Their work was of constant patrol activity, security duties, and cooperation with police forces in a deteriorating internal security situation. The battalion’s companies were distributed across the island, with detachments at Mersinikki, Kantara, and the police station at Yialousa, while Battalion Headquarters and supporting elements established themselves in increasingly permanent camps around Dhavlos and later Rizzokarpaso.
Frequent cordon-and-search operations, curfews, vehicle patrols, and small-scale bomb incidents across the battalion’s area of responsibility, illustrated the persistent tension that characterized the emergency despite the absence of major engagements. Like the nature of Malaya, the Cyprus deployment required careful management of detachments spread across isolated posts, often in austere conditions, and placed emphasis on initiative at company and platoon level.
Just as D Company transformed into training company to handle the draft intakes, Captain Taylor returned home to become adjutant of the Territorial 1st Battalion, Glasgow Highlanders. At the end of 1958, after a good deal of time as adjutant, Johnny Taylor was off the Aden. It was the beginning of the end of colonial rule in the Protectorate. It would be his home until 1961 and therefore missed the amalgamation of his Highland Light Infantry with the Royal Scots Fusiliers to form the new Royal Highland Fusiliers. “We are sorry that several members of the Battalion have left before seeing the fruition of their labours…Major R . Taylor's departure, and with it his spirit and enthusiasm, is a severe loss.”

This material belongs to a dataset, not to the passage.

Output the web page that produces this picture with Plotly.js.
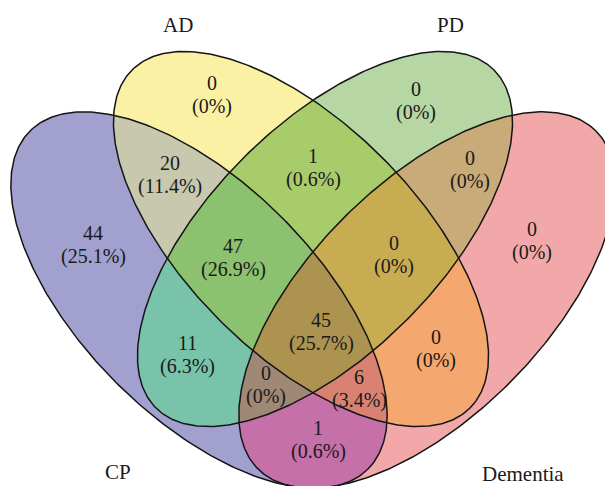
<!DOCTYPE html>
<html><head><meta charset="utf-8">
<script src="https://cdn.plot.ly/plotly-3.0.1.min.js"></script>
<style>html,body{margin:0;padding:0;background:#fff;} #chart{width:605px;height:486px;}</style>
</head><body><div id="chart"></div>
<script>
// ---- data ----
const setNames = ['CP', 'AD', 'PD', 'Dementia'];
// region id = bitmask of membership: CP=1, AD=2, PD=4, Dementia=8
const regionMasks  = [1, 2, 3, 4, 5, 6, 7, 8, 9, 10, 11, 12, 13, 14, 15];
const regionCounts = [44, 0, 20, 0, 11, 1, 47, 0, 1, 0, 6, 0, 0, 0, 45];

// ---- styles / geometry (pixel units) ----
const regionColors = ['#ffffff', '#a1a0cf', '#fbf1a5', '#c8c8ae', '#b6d7a3', '#78c3a9', '#a9cc6b', '#8bc16f',
                      '#f2a8a8', '#c570a9', '#f4a86f', '#d98271', '#c9aa79', '#a08877', '#c8ac52', '#ad9350'];
const ellipseGeom = [
  {cx: 199, cy: 300, a: 239, b: 117, ang: 45},
  {cx: 301, cy: 239, a: 239, b: 115, ang: 45},
  {cx: 325, cy: 239, a: 239, b: 115, ang: -45},
  {cx: 427, cy: 300, a: 239, b: 117, ang: -45}
];
const setLabelPos = [[118, 472], [178, 25], [450, 25], [523, 474]];
const regionLabelPos = {
  1: [93, 233], 2: [212, 83], 3: [170, 163], 4: [416, 89], 5: [187, 343], 6: [313, 156], 7: [233, 246],
  8: [532, 229], 9: [318, 428], 10: [436, 337], 11: [359, 377], 12: [470, 158], 13: [266, 373],
  14: [394, 243], 15: [321, 320]
};

const W = 605, H = 486;
function inside(e, x, y) {
  const t = e.ang * Math.PI / 180, dx = x - e.cx, dy = y - e.cy;
  const u = dx * Math.cos(t) + dy * Math.sin(t);
  const v = -dx * Math.sin(t) + dy * Math.cos(t);
  return (u * u) / (e.a * e.a) + (v * v) / (e.b * e.b) <= 1;
}
const xs = [], ys = [];
for (let i = 0; i < W; i++) xs.push(i + 0.5);
for (let j = 0; j < H; j++) ys.push(j + 0.5);
const z = ys.map(y => xs.map(x => {
  let m = 0;
  ellipseGeom.forEach((e, k) => { if (inside(e, x, y)) m |= (1 << k); });
  return m + 0.5;
}));
const cs = [];
regionColors.forEach((c, k) => { cs.push([k / 16, c]); cs.push([(k + 1) / 16, c]); });

const traces = [{
  type: 'heatmap', x: xs, y: ys, z: z, colorscale: cs, zmin: 0, zmax: 16,
  showscale: false, hoverinfo: 'skip', zsmooth: false
}];
ellipseGeom.forEach((e, k) => {
  const ex = [], ey = [];
  const t = e.ang * Math.PI / 180;
  for (let i = 0; i <= 400; i++) {
    const s = 2 * Math.PI * i / 400;
    const u = e.a * Math.cos(s), v = e.b * Math.sin(s);
    ex.push(e.cx + u * Math.cos(t) - v * Math.sin(t));
    ey.push(e.cy + u * Math.sin(t) + v * Math.cos(t));
  }
  traces.push({type: 'scatter', mode: 'lines', x: ex, y: ey, name: setNames[k],
    line: {color: '#151515', width: 1.5}, hoverinfo: 'skip', showlegend: false});
});

const total = regionCounts.reduce((s, v) => s + v, 0);
const font = {family: 'Liberation Serif, Times New Roman, serif', size: 20, color: '#1a1a1a'};
const annotations = [];
regionMasks.forEach((m, i) => {
  const [px, py] = regionLabelPos[m];
  const c = regionCounts[i];
  const pct = c === 0 ? '0%' : (c / total * 100).toFixed(1) + '%';
  annotations.push({x: px, y: py, text: String(c), showarrow: false, font: font, xanchor: 'center', yanchor: 'middle'});
  annotations.push({x: px, y: py + 23, text: '(' + pct + ')', showarrow: false, font: font, xanchor: 'center', yanchor: 'middle'});
});
setNames.forEach((n, k) => {
  annotations.push({x: setLabelPos[k][0], y: setLabelPos[k][1], text: n, showarrow: false,
    font: Object.assign({}, font, {size: 21}), xanchor: 'center', yanchor: 'middle'});
});

const layout = {
  width: W, height: H, margin: {l: 0, r: 0, t: 0, b: 0},
  paper_bgcolor: '#ffffff', plot_bgcolor: '#ffffff', showlegend: false,
  xaxis: {range: [0, W], visible: false, fixedrange: true},
  yaxis: {range: [H, 0], visible: false, fixedrange: true},
  annotations: annotations
};
Plotly.newPlot('chart', traces, layout, {staticPlot: true, displayModeBar: false});
</script></body></html>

He eventually returned to the R.H.F. in 1963 after Aden and some time with the All Arms Junior Leaders’ Regiment and various other instructional appointments, where operational experience gained in Italy, Malaya, Korea, and Kenya informed the training of younger soldiers entering a very different army from that of 1945. In regimental life he would also assume the responsibilities of President of the Mess Committee, for which he became the infamous “Bottle Major” – a role well suited to his undimmable spirit and to a character shaped in environments far less forgiving than the dining room.